Transcribe the material word for word, but without the images.
----- Data segment
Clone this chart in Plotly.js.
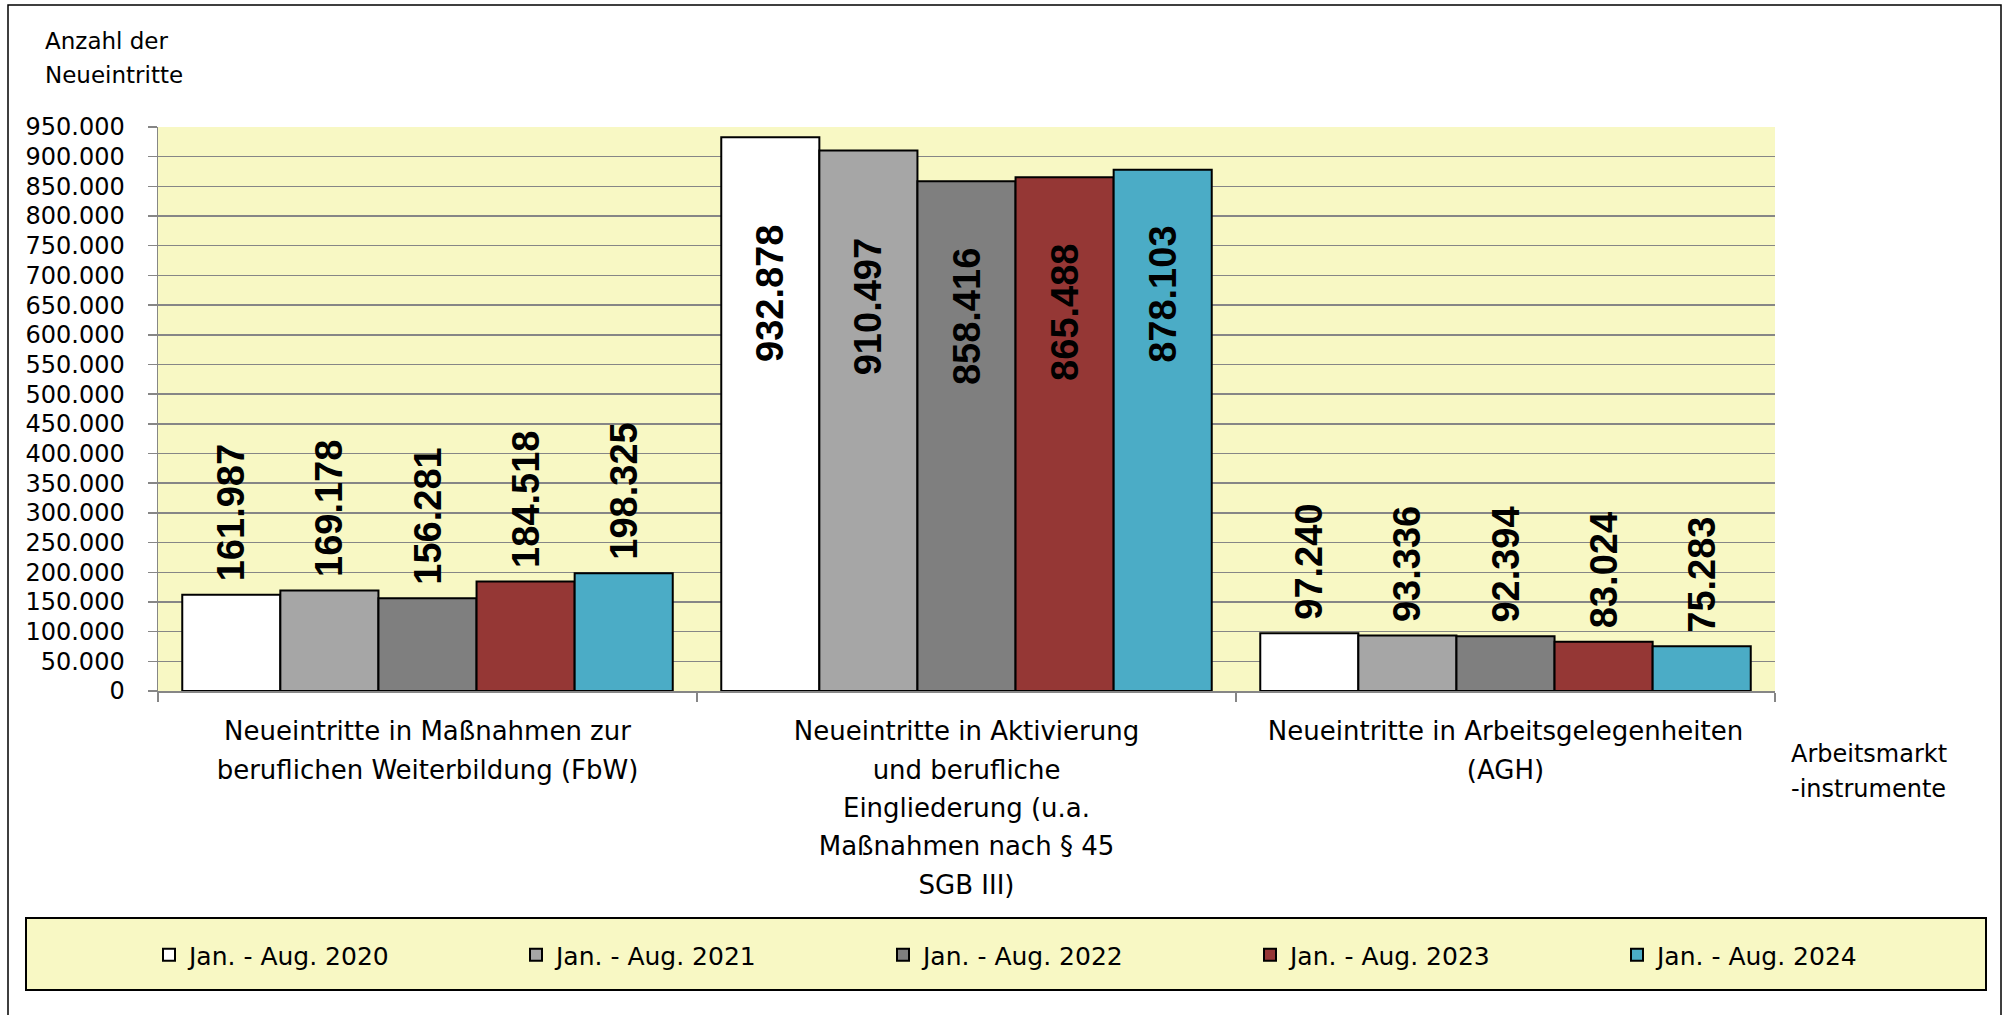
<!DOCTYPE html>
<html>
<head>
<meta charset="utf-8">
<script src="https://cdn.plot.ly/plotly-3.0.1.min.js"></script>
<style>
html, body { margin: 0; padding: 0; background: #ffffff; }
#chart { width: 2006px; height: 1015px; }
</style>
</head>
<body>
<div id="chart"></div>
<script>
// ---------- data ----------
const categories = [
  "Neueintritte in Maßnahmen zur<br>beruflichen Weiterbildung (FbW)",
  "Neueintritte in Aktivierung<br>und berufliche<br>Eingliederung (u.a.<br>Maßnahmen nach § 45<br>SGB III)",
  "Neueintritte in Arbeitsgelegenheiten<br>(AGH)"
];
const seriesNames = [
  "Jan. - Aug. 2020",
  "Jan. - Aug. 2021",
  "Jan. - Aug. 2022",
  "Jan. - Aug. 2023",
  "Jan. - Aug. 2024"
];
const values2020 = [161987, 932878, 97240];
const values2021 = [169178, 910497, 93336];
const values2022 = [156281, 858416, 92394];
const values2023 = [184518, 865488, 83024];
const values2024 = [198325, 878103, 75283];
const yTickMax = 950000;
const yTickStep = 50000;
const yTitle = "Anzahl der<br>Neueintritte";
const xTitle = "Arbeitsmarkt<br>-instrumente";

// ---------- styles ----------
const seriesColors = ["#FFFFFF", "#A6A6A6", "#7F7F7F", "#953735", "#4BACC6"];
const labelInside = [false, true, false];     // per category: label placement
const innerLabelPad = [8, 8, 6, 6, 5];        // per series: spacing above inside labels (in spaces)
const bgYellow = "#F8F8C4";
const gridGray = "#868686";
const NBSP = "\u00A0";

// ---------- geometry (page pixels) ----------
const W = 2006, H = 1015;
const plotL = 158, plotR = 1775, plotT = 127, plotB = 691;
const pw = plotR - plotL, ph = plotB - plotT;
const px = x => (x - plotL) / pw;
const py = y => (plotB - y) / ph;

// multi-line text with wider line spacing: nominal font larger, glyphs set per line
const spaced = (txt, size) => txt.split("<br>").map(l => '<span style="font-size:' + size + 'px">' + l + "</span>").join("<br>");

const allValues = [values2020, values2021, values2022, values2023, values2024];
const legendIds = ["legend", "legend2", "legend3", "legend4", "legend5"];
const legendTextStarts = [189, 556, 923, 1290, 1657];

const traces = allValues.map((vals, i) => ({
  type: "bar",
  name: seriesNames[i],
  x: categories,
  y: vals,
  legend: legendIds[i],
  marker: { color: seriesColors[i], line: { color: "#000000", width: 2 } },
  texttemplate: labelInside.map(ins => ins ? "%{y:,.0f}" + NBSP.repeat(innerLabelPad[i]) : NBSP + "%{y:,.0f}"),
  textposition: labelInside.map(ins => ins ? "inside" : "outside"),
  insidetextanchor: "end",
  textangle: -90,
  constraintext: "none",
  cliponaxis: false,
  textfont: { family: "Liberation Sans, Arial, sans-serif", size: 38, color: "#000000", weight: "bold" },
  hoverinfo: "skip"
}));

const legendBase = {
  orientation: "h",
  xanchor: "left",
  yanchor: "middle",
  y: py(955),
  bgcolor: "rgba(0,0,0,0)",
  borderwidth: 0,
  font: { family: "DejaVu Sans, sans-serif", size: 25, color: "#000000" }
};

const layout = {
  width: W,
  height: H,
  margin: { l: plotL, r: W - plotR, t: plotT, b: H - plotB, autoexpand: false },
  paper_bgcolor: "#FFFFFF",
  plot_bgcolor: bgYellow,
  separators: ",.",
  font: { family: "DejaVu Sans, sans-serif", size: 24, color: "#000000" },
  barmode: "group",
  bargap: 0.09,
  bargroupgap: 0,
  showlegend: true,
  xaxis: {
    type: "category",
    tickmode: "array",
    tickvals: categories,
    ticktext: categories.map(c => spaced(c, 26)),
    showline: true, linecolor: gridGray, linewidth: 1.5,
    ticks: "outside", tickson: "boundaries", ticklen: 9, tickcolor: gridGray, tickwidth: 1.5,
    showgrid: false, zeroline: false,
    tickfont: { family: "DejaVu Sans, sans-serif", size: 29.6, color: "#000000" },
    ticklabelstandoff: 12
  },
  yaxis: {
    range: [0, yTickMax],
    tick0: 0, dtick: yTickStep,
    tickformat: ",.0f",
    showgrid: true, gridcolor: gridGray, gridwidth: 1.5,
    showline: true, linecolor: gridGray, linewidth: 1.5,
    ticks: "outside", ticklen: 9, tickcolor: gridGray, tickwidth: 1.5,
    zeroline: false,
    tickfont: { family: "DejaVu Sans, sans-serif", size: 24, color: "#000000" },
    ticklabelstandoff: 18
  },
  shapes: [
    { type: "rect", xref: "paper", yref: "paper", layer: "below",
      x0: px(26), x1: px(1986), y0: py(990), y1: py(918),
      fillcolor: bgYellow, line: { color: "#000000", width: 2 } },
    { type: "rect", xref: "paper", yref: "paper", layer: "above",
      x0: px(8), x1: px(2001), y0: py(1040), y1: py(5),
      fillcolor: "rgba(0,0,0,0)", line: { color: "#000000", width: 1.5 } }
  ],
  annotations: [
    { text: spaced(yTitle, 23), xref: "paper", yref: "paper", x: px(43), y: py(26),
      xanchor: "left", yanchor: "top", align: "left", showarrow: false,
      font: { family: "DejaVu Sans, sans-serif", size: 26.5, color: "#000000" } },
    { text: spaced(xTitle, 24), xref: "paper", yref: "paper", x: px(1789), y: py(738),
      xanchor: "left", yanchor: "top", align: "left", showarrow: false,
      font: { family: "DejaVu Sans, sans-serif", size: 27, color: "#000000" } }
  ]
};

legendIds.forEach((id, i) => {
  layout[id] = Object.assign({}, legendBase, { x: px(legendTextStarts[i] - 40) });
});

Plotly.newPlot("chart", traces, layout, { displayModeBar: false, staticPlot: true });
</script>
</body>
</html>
----------
Task answer:
Clone this chart in Plotly.js.
<!DOCTYPE html>
<html>
<head>
<meta charset="utf-8">
<script src="https://cdn.plot.ly/plotly-3.0.1.min.js"></script>
<style>
html, body { margin: 0; padding: 0; background: #ffffff; }
#chart { width: 2006px; height: 1015px; }
</style>
</head>
<body>
<div id="chart"></div>
<script>
// ---------- data ----------
const categories = [
  "Neueintritte in Maßnahmen zur<br>beruflichen Weiterbildung (FbW)",
  "Neueintritte in Aktivierung<br>und berufliche<br>Eingliederung (u.a.<br>Maßnahmen nach § 45<br>SGB III)",
  "Neueintritte in Arbeitsgelegenheiten<br>(AGH)"
];
const seriesNames = [
  "Jan. - Aug. 2020",
  "Jan. - Aug. 2021",
  "Jan. - Aug. 2022",
  "Jan. - Aug. 2023",
  "Jan. - Aug. 2024"
];
const values2020 = [161987, 932878, 97240];
const values2021 = [169178, 910497, 93336];
const values2022 = [156281, 858416, 92394];
const values2023 = [184518, 865488, 83024];
const values2024 = [198325, 878103, 75283];
const yTickMax = 950000;
const yTickStep = 50000;
const yTitle = "Anzahl der<br>Neueintritte";
const xTitle = "Arbeitsmarkt<br>-instrumente";

// ---------- styles ----------
const seriesColors = ["#FFFFFF", "#A6A6A6", "#7F7F7F", "#953735", "#4BACC6"];
const labelInside = [false, true, false];     // per category: label placement
const innerLabelPad = [8, 8, 6, 6, 5];        // per series: spacing above inside labels (in spaces)
const bgYellow = "#F8F8C4";
const gridGray = "#868686";
const NBSP = "\u00A0";

// ---------- geometry (page pixels) ----------
const W = 2006, H = 1015;
const plotL = 158, plotR = 1775, plotT = 127, plotB = 691;
const pw = plotR - plotL, ph = plotB - plotT;
const px = x => (x - plotL) / pw;
const py = y => (plotB - y) / ph;

// multi-line text with wider line spacing: nominal font larger, glyphs set per line
const spaced = (txt, size) => txt.split("<br>").map(l => '<span style="font-size:' + size + 'px">' + l + "</span>").join("<br>");

const allValues = [values2020, values2021, values2022, values2023, values2024];
const legendIds = ["legend", "legend2", "legend3", "legend4", "legend5"];
const legendTextStarts = [189, 556, 923, 1290, 1657];

const traces = allValues.map((vals, i) => ({
  type: "bar",
  name: seriesNames[i],
  x: categories,
  y: vals,
  legend: legendIds[i],
  marker: { color: seriesColors[i], line: { color: "#000000", width: 2 } },
  texttemplate: labelInside.map(ins => ins ? "%{y:,.0f}" + NBSP.repeat(innerLabelPad[i]) : NBSP + "%{y:,.0f}"),
  textposition: labelInside.map(ins => ins ? "inside" : "outside"),
  insidetextanchor: "end",
  textangle: -90,
  constraintext: "none",
  cliponaxis: false,
  textfont: { family: "Liberation Sans, Arial, sans-serif", size: 38, color: "#000000", weight: "bold" },
  hoverinfo: "skip"
}));

const legendBase = {
  orientation: "h",
  xanchor: "left",
  yanchor: "middle",
  y: py(955),
  bgcolor: "rgba(0,0,0,0)",
  borderwidth: 0,
  font: { family: "DejaVu Sans, sans-serif", size: 25, color: "#000000" }
};

const layout = {
  width: W,
  height: H,
  margin: { l: plotL, r: W - plotR, t: plotT, b: H - plotB, autoexpand: false },
  paper_bgcolor: "#FFFFFF",
  plot_bgcolor: bgYellow,
  separators: ",.",
  font: { family: "DejaVu Sans, sans-serif", size: 24, color: "#000000" },
  barmode: "group",
  bargap: 0.09,
  bargroupgap: 0,
  showlegend: true,
  xaxis: {
    type: "category",
    tickmode: "array",
    tickvals: categories,
    ticktext: categories.map(c => spaced(c, 26)),
    showline: true, linecolor: gridGray, linewidth: 1.5,
    ticks: "outside", tickson: "boundaries", ticklen: 9, tickcolor: gridGray, tickwidth: 1.5,
    showgrid: false, zeroline: false,
    tickfont: { family: "DejaVu Sans, sans-serif", size: 29.6, color: "#000000" },
    ticklabelstandoff: 12
  },
  yaxis: {
    range: [0, yTickMax],
    tick0: 0, dtick: yTickStep,
    tickformat: ",.0f",
    showgrid: true, gridcolor: gridGray, gridwidth: 1.5,
    showline: true, linecolor: gridGray, linewidth: 1.5,
    ticks: "outside", ticklen: 9, tickcolor: gridGray, tickwidth: 1.5,
    zeroline: false,
    tickfont: { family: "DejaVu Sans, sans-serif", size: 24, color: "#000000" },
    ticklabelstandoff: 18
  },
  shapes: [
    { type: "rect", xref: "paper", yref: "paper", layer: "below",
      x0: px(26), x1: px(1986), y0: py(990), y1: py(918),
      fillcolor: bgYellow, line: { color: "#000000", width: 2 } },
    { type: "rect", xref: "paper", yref: "paper", layer: "above",
      x0: px(8), x1: px(2001), y0: py(1040), y1: py(5),
      fillcolor: "rgba(0,0,0,0)", line: { color: "#000000", width: 1.5 } }
  ],
  annotations: [
    { text: spaced(yTitle, 23), xref: "paper", yref: "paper", x: px(43), y: py(26),
      xanchor: "left", yanchor: "top", align: "left", showarrow: false,
      font: { family: "DejaVu Sans, sans-serif", size: 26.5, color: "#000000" } },
    { text: spaced(xTitle, 24), xref: "paper", yref: "paper", x: px(1789), y: py(738),
      xanchor: "left", yanchor: "top", align: "left", showarrow: false,
      font: { family: "DejaVu Sans, sans-serif", size: 27, color: "#000000" } }
  ]
};

legendIds.forEach((id, i) => {
  layout[id] = Object.assign({}, legendBase, { x: px(legendTextStarts[i] - 40) });
});

Plotly.newPlot("chart", traces, layout, { displayModeBar: false, staticPlot: true });
</script>
</body>
</html>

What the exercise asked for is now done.